Kindergarten is deeply involved in their Pow Wow celebration but that does not mean that academics have suffered. The classes are also learning about non-fiction text features such as the Table of Contents, a Glossary, bolded text, and learning from captions with the illustrations as they read about Native Americans. They are writing procedural pieces that tell the reader 'how to" do something. The work that is being done in the classroom was evident as bulletin boards went up this week. The Hopi tribe in Julia Lewis' class worked on how to make kachina dolls which is native to their southwestern Hopi tribe. After making the dolls, the students then wrote instructions so that you can make one too! To the right you can see one example which features a picture of the young author with her kachina doll. The directions are written on special "how to" paper that includes four squares down the left side for illustrations with lines beside each square for the writing. At the bottom Julia has written her commentary on how the student has met the kindergarten standard for procedural writing.

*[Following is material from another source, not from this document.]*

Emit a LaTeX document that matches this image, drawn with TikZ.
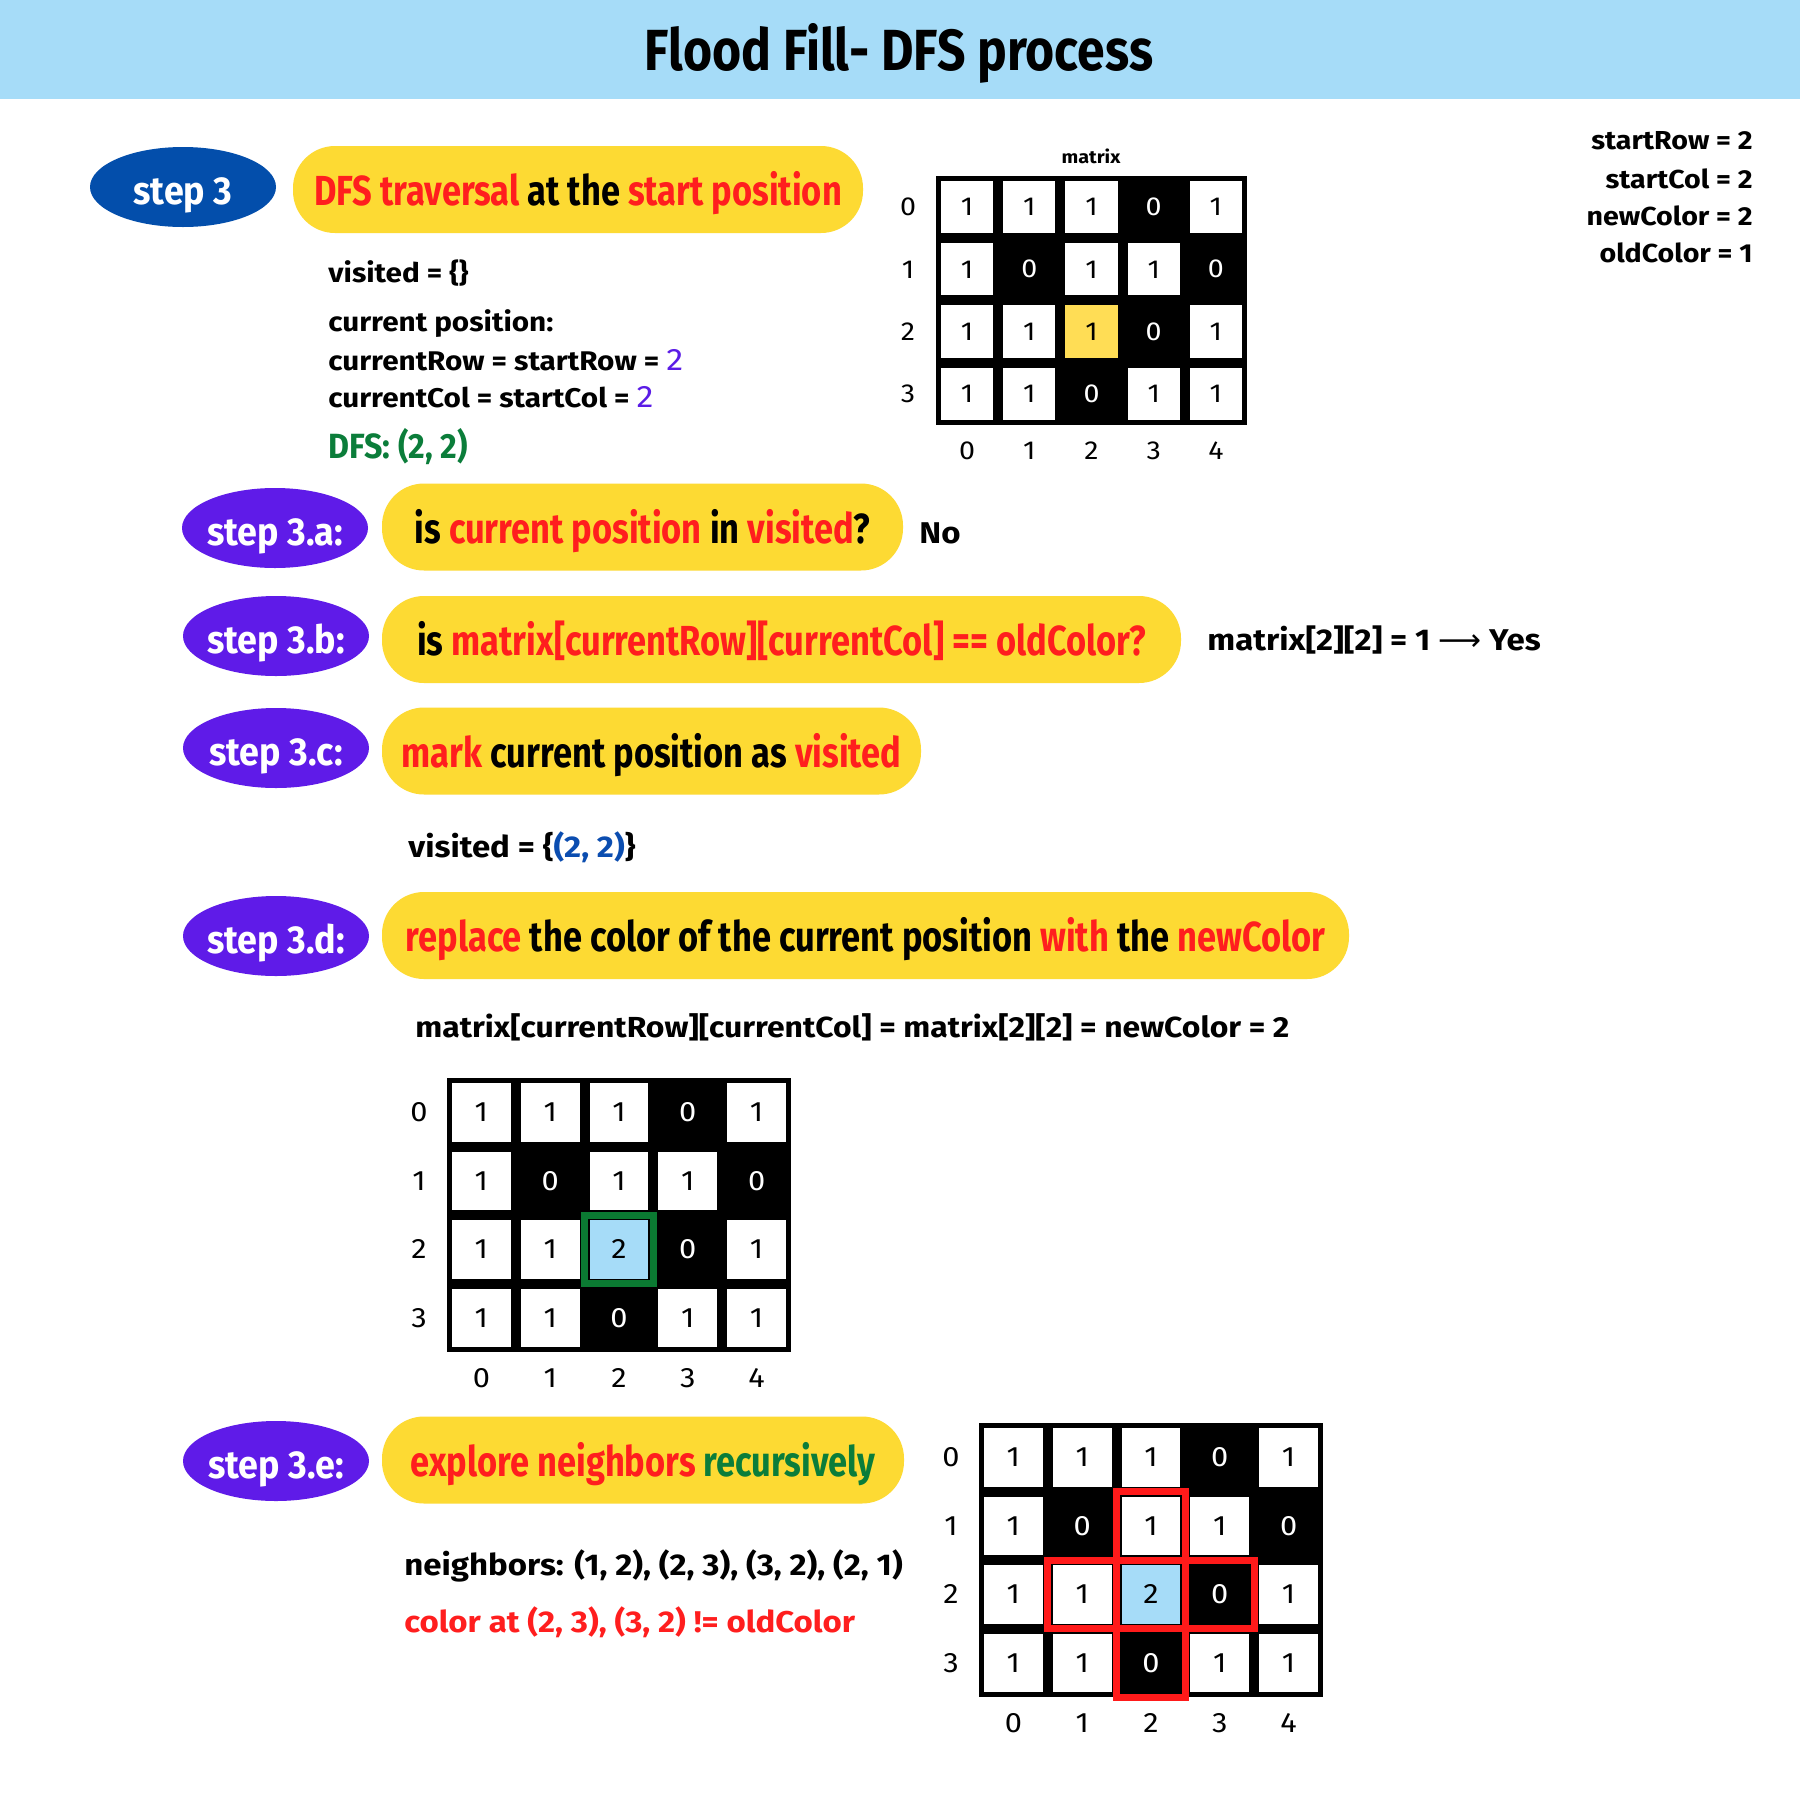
\documentclass[tikz,border=0pt]{standalone}
\usepackage{fontspec}
\setmainfont{Fira Sans}
\newfontfamily\bodyfont{Fira Sans}[FakeStretch=1.1]
\newfontfamily\pillfont{Fira Sans}[FakeStretch=0.82]
\newfontfamily\condfont{Fira Sans}[FakeStretch=0.92]
\newfontfamily\titlefont{Fira Sans}[FakeStretch=0.86]
\newfontfamily\symfont{DejaVu Sans}
\usetikzlibrary{shapes.geometric}

\definecolor{bandblue}{HTML}{A6DCF8}
\definecolor{stepblue}{HTML}{034EAB}
\definecolor{steppurple}{HTML}{5F1BE8}
\definecolor{pillyellow}{HTML}{FDDA33}
\definecolor{txtred}{HTML}{FF1E1E}
\definecolor{txtgreen}{HTML}{0B7D3A}
\definecolor{txtpurple}{HTML}{5B1CE6}
\definecolor{txtblue}{HTML}{0B4DB0}
\definecolor{hiyellow}{HTML}{FFDD55}
\definecolor{hiblue}{HTML}{A6DCF8}
\definecolor{bordergreen}{HTML}{0B7A32}
\definecolor{borderred}{HTML}{FF1A1A}

\tikzset{
  titletext/.style={anchor=base, inner sep=0pt, font=\titlefont\bfseries\fontsize{29pt}{32pt}\selectfont},
  stepnode/.style={ellipse, fill=#1, text=white, inner xsep=-8pt, inner ysep=0pt, minimum width=93pt, minimum height=40pt,
     text height=17pt, text depth=0pt, font=\condfont\bfseries\fontsize{19.5pt}{22pt}\selectfont},
  pillnode/.style={rounded corners=21pt, fill=pillyellow, inner sep=0pt, minimum height=43.5pt,
     text height=16pt, text depth=0pt, font=\pillfont\bfseries\fontsize{21pt}{24pt}\selectfont},
  bodytext/.style={anchor=base west, inner sep=0pt, font=\bodyfont\bfseries\fontsize{13.5pt}{16pt}\selectfont},
  bigbody/.style={anchor=base west, inner sep=0pt, font=\bodyfont\bfseries\fontsize{15pt}{18pt}\selectfont},
  condtext/.style={anchor=base west, inner sep=0pt, font=\condfont\bfseries\fontsize{17.5pt}{21pt}\selectfont},
  paramtext/.style={anchor=base east, inner sep=0pt, font=\bodyfont\bfseries\fontsize{13pt}{15pt}\selectfont},
  cellbox/.style={inner sep=0pt, font=\bodyfont\gridsize},
  zerocell/.style={inner sep=0pt, text=white, font=\bodyfont\gridsize},
  axislabel/.style={inner sep=0pt, font=\bodyfont\gridsize},
  greenframe/.style={draw=bordergreen, line width=3.5pt},
  redframe/.style={draw=borderred, line width=3.5pt},
}
\newcommand{\gridsize}{\fontsize{13pt}{15pt}\selectfont}
\newcommand{\matgrid}[7]{%
  \fill[black] (#2,#3) rectangle ++(5*#4,4*#5);
  \foreach \rr/\rowvals in {0/{1,1,1,0,1},1/{1,0,1,1,0},2/{1,1,1,0,1},3/{1,1,0,1,1}}{
    \foreach \vv [count=\cc from 0] in \rowvals {
      \pgfmathsetmacro{\cx}{#2+(\cc+0.5)*#4}
      \pgfmathsetmacro{\cy}{#3+(\rr+0.5)*#5}
      \ifnum\rr=2 \ifnum\cc=2 \def\kind{c}\else\def\kind{\vv}\fi\else\def\kind{\vv}\fi
      \if c\kind
        \node[cellbox, fill=#6, minimum width={(#4-10)*0.5pt}, minimum height={(#5-10)*0.5pt}] (#1-\rr-\cc) at (\cx,\cy) {#7};
      \else\ifnum\vv=1
        \node[cellbox, fill=white, minimum width={(#4-10)*0.5pt}, minimum height={(#5-10)*0.5pt}] (#1-\rr-\cc) at (\cx,\cy) {1};
      \else
        \node[zerocell] (#1-\rr-\cc) at (\cx,\cy) {0};
      \fi\fi
    }
  }
  \foreach \cc in {0,...,4} \node[axislabel] (#1-col\cc) at ({#2+(\cc+0.5)*#4},{#3+4*#5+26}) {\cc};
  \foreach \rr in {0,...,3} \node[axislabel] (#1-row\rr) at ({#2-28},{#3+(\rr+0.5)*#5}) {\rr};
}

\begin{document}
\begin{tikzpicture}[x=0.5pt,y=-0.5pt]
\useasboundingbox (0,0) rectangle (1800,1800);
\fill[white] (0,0) rectangle (1800,1800);
\fill[bandblue] (0,0) rectangle (1800,99);
\node[titletext] (title) at (899,70) {Flood Fill- DFS process};

% parameters
\node[paramtext] (prow) at (1753,149) {startRow = 2};
\node[paramtext] (pcol) at (1753,188) {startCol = 2};
\node[paramtext] (pnew) at (1753,225) {newColor = 2};
\node[paramtext] (pold) at (1753,262) {oldColor = 1};

% step 3
\node[stepnode=stepblue] (s3) at (183,187) {step 3};
\node[pillnode, minimum width=285pt] (p3) at (578,189.5)
  {{\color{txtred}DFS traversal} at the {\color{txtred}start position}};
\node[bodytext] (t1) at (328,282) {visited = \{\}};
\node[bodytext] (t2) at (328,331) {current position:};
\node[bodytext] (t3) at (328,370) {currentRow = startRow = {\fontseries{m}\fontsize{15.5pt}{15pt}\selectfont\color{txtpurple}2}};
\node[bodytext] (t4) at (328,407) {currentCol = startCol = {\fontseries{m}\fontsize{15.5pt}{15pt}\selectfont\color{txtpurple}2}};
\node[condtext, text=txtgreen] (t5) at (328,458) {DFS: (2, 2)};

% matrix 1
\node[inner sep=0pt, font=\bodyfont\bfseries\fontsize{9pt}{10pt}\selectfont] (m1lab) at (1091,156) {matrix};
\renewcommand{\gridsize}{\fontsize{13pt}{15pt}\selectfont}
\matgrid{ga}{936}{176}{62.2}{62.2}{hiyellow}{1}

% step 3.a
\node[stepnode=steppurple] (s3a) at (275,528) {step 3.a:};
\node[pillnode, minimum width=260.5pt] (p3a) at (642.5,527)
  {is {\color{txtred}current position} in {\color{txtred}visited}?};
\node[bodytext, font=\bodyfont\bfseries\fontsize{15pt}{18pt}\selectfont] (no) at (919,543) {No};

% step 3.b
\node[stepnode=steppurple] (s3b) at (276,636) {step 3.b:};
\node[pillnode, minimum width=399.5pt] (p3b) at (781.5,639.5)
  {is {\color{txtred}matrix[currentRow][currentCol] == oldColor?}};
\node[bigbody] (yes) at (1207,650) {matrix[2][2] = 1 {\symfont\mdseries ⟶} Yes};

% step 3.c
\node[stepnode=steppurple] (s3c) at (276,748) {step 3.c:};
\node[pillnode, minimum width=269.5pt] (p3c) at (651.5,751)
  {{\color{txtred}mark} current position as {\color{txtred}visited}};
\node[bigbody] (t6) at (408,857) {visited = \{{\color{txtblue}(2, 2)}\}};

% step 3.d
\node[stepnode=steppurple] (s3d) at (276,936) {step 3.d:};
\node[pillnode, minimum width=483.5pt] (p3d) at (865.5,935.5)
  {{\color{txtred}replace} the color of the current position {\color{txtred}with} the {\color{txtred}newColor}};
\node[bodytext, font=\bodyfont\bfseries\fontsize{14.5pt}{17pt}\selectfont] (t7) at (415,1037) {matrix[currentRow][currentCol] = matrix[2][2] = newColor = 2};

% matrix 2
\renewcommand{\gridsize}{\fontsize{14pt}{16pt}\selectfont}
\matgrid{gb}{447}{1078}{68.8}{68.5}{hiblue}{2}
\draw[greenframe] (gb-2-2.center) ++(-34.4,-34.25) rectangle ++(68.8,68.5);

% step 3.e
\node[stepnode=steppurple] (s3e) at (276,1461) {step 3.e:};
\node[pillnode, minimum width=261pt] (p3e) at (643,1460)
  {{\color{txtred}explore neighbors} {\color{txtgreen}recursively}};
\node[bigbody] (t8) at (404,1575) {neighbors: (1, 2), (2, 3), (3, 2), (2, 1)};
\node[bigbody, text=txtred] (t9) at (404,1632) {color at (2, 3), (3, 2) != oldColor};

% matrix 3
\matgrid{gc}{979}{1423}{68.8}{68.5}{hiblue}{2}
\draw[redframe] (gc-1-2.center) ++(-34.4,-34.25) rectangle ++(68.8,68.5);
\draw[redframe] (gc-2-1.center) ++(-34.4,-34.25) rectangle ++(68.8,68.5);
\draw[redframe] (gc-2-3.center) ++(-34.4,-34.25) rectangle ++(68.8,68.5);
\draw[redframe] (gc-3-2.center) ++(-34.4,-34.25) rectangle ++(68.8,68.5);
\end{tikzpicture}
\end{document}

In Debbie Harbor's class her Nez Perce natives made medicine bags. After they finished making their bags, they also wrote about the procedures, step-by-step so that you too can make one. Debbie displays four pieces of student work on her standard-based bulletin board but the photograph on the left represents one child's craft, the same procedural paper as seen above for the student to draw and then write about making the project, and Debbie's commentary. Each of the four pieces on her bulletin board include her commentary of how each student met the standards for this genre of writing.
These boards are excellent examples of how student can be deeply involved in content while at the same time they are deeply involved in reading and writing. Pow Wow here we come!